Commenting on the judgment Law Society chief executive Desmond Hudson said:
”The Court of Appeal’s decision in these three cases and their conclusion that the earlier judgment in Mitchell had been misunderstood and misapplied by some courts is welcome news for solicitors.
”I am pleased to say that as a result of the submissions which were made by the Society, and which were gratefully welcomed by the court, further guidance has been issued. The court’s previous decision in Mitchell and the way it was being applied by the lower courts had resulted in disproportionate penalties and a breakdown in co-operation between parties to litigation, clogging up the system and introducing huge uncertainty into the whole process of civil litigation. This in turn had led to a significant amount of unnecessary satellite litigation, a waste of costs and court resources and the risk of big increases in professional indemnity insurance costs for our members.
“The guidance has clarified the factors which the court believes should be taken into account.
”This decision is a success for the Law Society who intervened on behalf of our members and for common sense. We will, of course, continue to closely monitor the litigation process to ensure that the problems since Mitchell now fall away. If the problem of interpretation of the rules is to be eradicated then we also need the courts to be more consistent in the application of the rules.”
Notes to editors
The principal criticisms of Mitchell were summarised as:
- the ‘triviality’ test amounted to an ‘exceptionality’ test, which had been rejected by Jackson LJ in his Review of Civil Litigation - Final Report, and that it was unjustifiably narrow.

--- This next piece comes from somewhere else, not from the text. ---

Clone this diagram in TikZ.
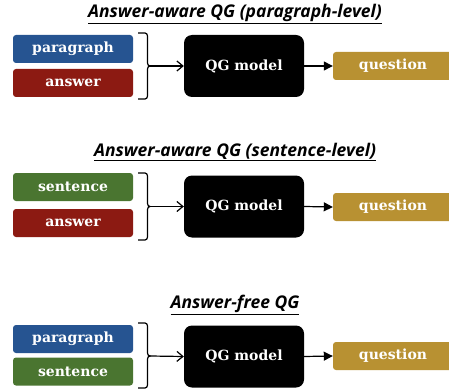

- the description of factors a) and b) in CPR 3.9(1) as ‘paramount considerations’ gives too much weight to those factors and is inconsistent with CPR 3.9 when read in conjunction with CPR 1.1 and that they should be given no more weight than all of the other relevant factors.
- the result has been the imposition of disproportionate penalties on parties which have had little practical effect on the course of litigation - the result unsatisfactory, adding to the costs of litigation, an increase in insurance premiums and a windfall for one party.
The Court of Appeal was of the view that the ‘Mitchell guidance’ remained substantially sound but that the problem was the way it had been interpreted. It was critical of the unreasonable approach, as either too draconian or unduly relaxed, which had been adopted in some cases by the judiciary. The Court then went on to explain in detail a three stage approach, which it hoped would avoid the need to refer to earlier authorities, which are, briefly, were as follows:
1. Identify the seriousness or significance of the failure to comply with any rule, practice direction or court order.
Whilst ‘triviality’ was a useful concept at the first stage (despite not being part of the test described in the rule) it would be useful if, in future, the focus of the enquiry was not whether the breach had been trivial but whether it was ‘serious or significant’.
This assessment should not, initially, involve a consideration of other unrelated matters which had occurred previously. However, it was accepted that the court may wish to take into account previous conduct as one of the relevant circumstances.
If it is held that the breach was not serious or significant relief from sanctions should usually be granted making it, usually, unnecessary to go any further. However, if serious or significant, the second and third stages assume greater significance.
2. The court should consider why the failure or default occurred.
3. If there is a serious / significant breach without good reason it will not necessarily follow that the application for relief from sanctions should fail because CPR 3.9(1) requires that, in every case, the court will consider ”all the circumstances of the case, so as to enable it to deal justly with the application”.